Siz ve sizin televizyonunuz sürekli başsavcının bu soruşturma nedeniyle tutuklandığını söylüyor. Oysa mahkemenin gerekçesinde, başsavcıya yöneltilen suç Ergenekon örgütü diye isimlendirilen örgütün üyesi olmaktır, tehdit ve adi suçlardır. Yani bir kısım medyada, elbette her savcı cumhuriyet savcısıdır. Milletimiz adına soruşturma yapar. Bir yargı süreci içinde hakim ve savcı birbiriyle uyumuş, ağır cezalık bir suç olduğuna karar vermiş, bu delilleri karartma endişesi taşımışsa, buna elbette bütün medyanın da saygı duyması gerekir. Hükümetin emri ve talimatıyla bu soruşturma yapılmıyor. Erzincan’la ilgili olarak başka soruşturmalar var. Mesleğe kabule etme, kadro dağıtma v.s halbuki dün HSYK ne diyor? CMK’nın 250. maddesi ihlal ederek, görev ve yetki aşımı. Belli savcıların yetkilerin kaldırılması, suç duyurusunda bulunulmasına diyor. Yetkileri alınabilir. Bu kanunda belirtilmiştir. İstanbul’daki soruşturmayı yürütenler hakkında bundan 3-4 ay önce HSYK’nın onları görevden alma çabaları da hatırlanırsa, bu HSYK’nın görevidir. Ama orada yapılan soruşturmayı, hakim ve savcıların ne yaptıklarını, bunun HSYK tarafından suç olup olmadığını tespit etmek, HSYK’nın görevi değildir. İtirazımızın nedeni budur. HSYK’nın çok saygıdeğer üyeleri bizi dinliyorlar. Onlara şu soruları sormayı gerçekten önemli buluyorum. Ey HSYK’nın 5 tane saygı değer üyesi, yetkileri kaldırılan savcılar hakkında size ulaşan bir soruşturma var mıdır? Biz biliyoruz ki yoktur, bir şikayet olmamış, soruşturma yapılmamıştır.

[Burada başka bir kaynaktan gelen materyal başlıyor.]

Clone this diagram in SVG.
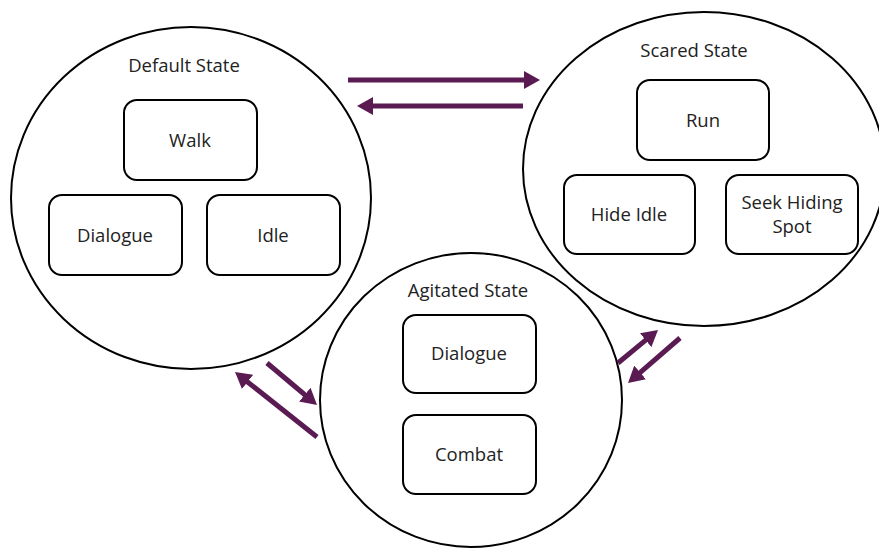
<svg xmlns="http://www.w3.org/2000/svg" width="879" height="549" viewBox="0 0 879 549">
<defs>
<style>
.state{fill:#fff;stroke:#000;stroke-width:2}
.box{fill:#fff;stroke:#000;stroke-width:2}
text{font-family:"Open Sans","Liberation Sans",sans-serif;font-size:18.5px;fill:#222;text-anchor:middle}
.conn line{stroke:#5a1a52;stroke-width:5}
</style>
<marker id="ah" markerUnits="userSpaceOnUse" markerWidth="18" markerHeight="18" viewBox="0 0 18 18" refX="2" refY="9" orient="auto">
<path d="M0,0 L16,9 L0,18 z" fill="#5a1a52"/>
</marker>
</defs>
<rect width="879" height="549" fill="#fff"/>
<g id="default-state">
<ellipse class="state" cx="191" cy="198" rx="180" ry="171"/>
<text x="184" y="72">Default State</text>
<g id="default-walk"><rect class="box" x="124" y="100" width="133" height="80" rx="13"/><text x="190" y="147">Walk</text></g>
<g id="default-dialogue"><rect class="box" x="49" y="195" width="133" height="80" rx="13"/><text x="115" y="242">Dialogue</text></g>
<g id="default-idle"><rect class="box" x="207" y="195" width="133" height="80" rx="13"/><text x="273" y="242">Idle</text></g>
</g>
<g id="scared-state">
<ellipse class="state" cx="704" cy="169" rx="181" ry="157"/>
<text x="694" y="57">Scared State</text>
<g id="scared-run"><rect class="box" x="637" y="80" width="132" height="80" rx="13"/><text x="703" y="127">Run</text></g>
<g id="scared-hide"><rect class="box" x="564" y="175" width="131" height="79" rx="13"/><text x="629" y="221">Hide Idle</text></g>
<g id="scared-seek"><rect class="box" x="726" y="175" width="132" height="79" rx="13"/><text x="792" y="209">Seek Hiding</text><text x="792" y="233">Spot</text></g>
</g>
<g id="agitated-state">
<ellipse class="state" cx="471" cy="400" rx="151" ry="147"/>
<text x="468" y="297">Agitated State</text>
<g id="agitated-dialogue"><rect class="box" x="403" y="315" width="133" height="78" rx="13"/><text x="469" y="360">Dialogue</text></g>
<g id="agitated-combat"><rect class="box" x="403" y="415" width="133" height="79" rx="13"/><text x="469" y="461">Combat</text></g>
</g>
<g id="connectors" class="conn">
<line x1="348" y1="80" x2="526" y2="80" marker-end="url(#ah)"/>
<line x1="523" y1="106" x2="371" y2="106" marker-end="url(#ah)"/>
<line x1="267" y1="363" x2="306.3" y2="396" marker-end="url(#ah)"/>
<line x1="317" y1="437" x2="246" y2="380.7" marker-end="url(#ah)"/>
<line x1="618" y1="363" x2="647.2" y2="338.9" marker-end="url(#ah)"/>
<line x1="680" y1="338" x2="638.6" y2="373.8" marker-end="url(#ah)"/>
</g>
</svg>
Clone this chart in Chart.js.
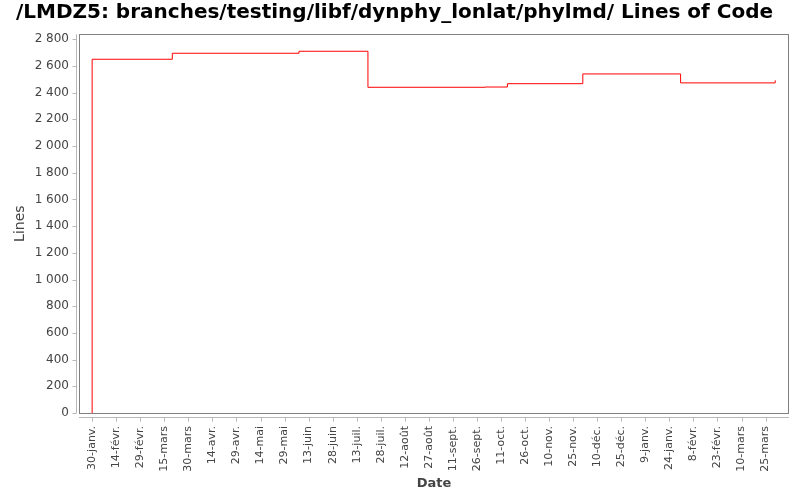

Siz bu kararı alırken, bir soruşturma raporuna dayanıyor musunuz? Suç duyurusunda bulunan kararda adı geçenlerin hangi tespitlere dayanarak yetkileri kaldırılmıştır. Ne yaptılar da bu yetkiler onların üzerinden alınıyor. İnceleme ve soruşturma yapılmadan, beklenmeden, acele işlemin nedeni nedir? Hiç kimsenin suç işleme imtiyazı olamaz. Herkes yargının önüne çıkar. HSYK hangi bilgiye dayanmıştır?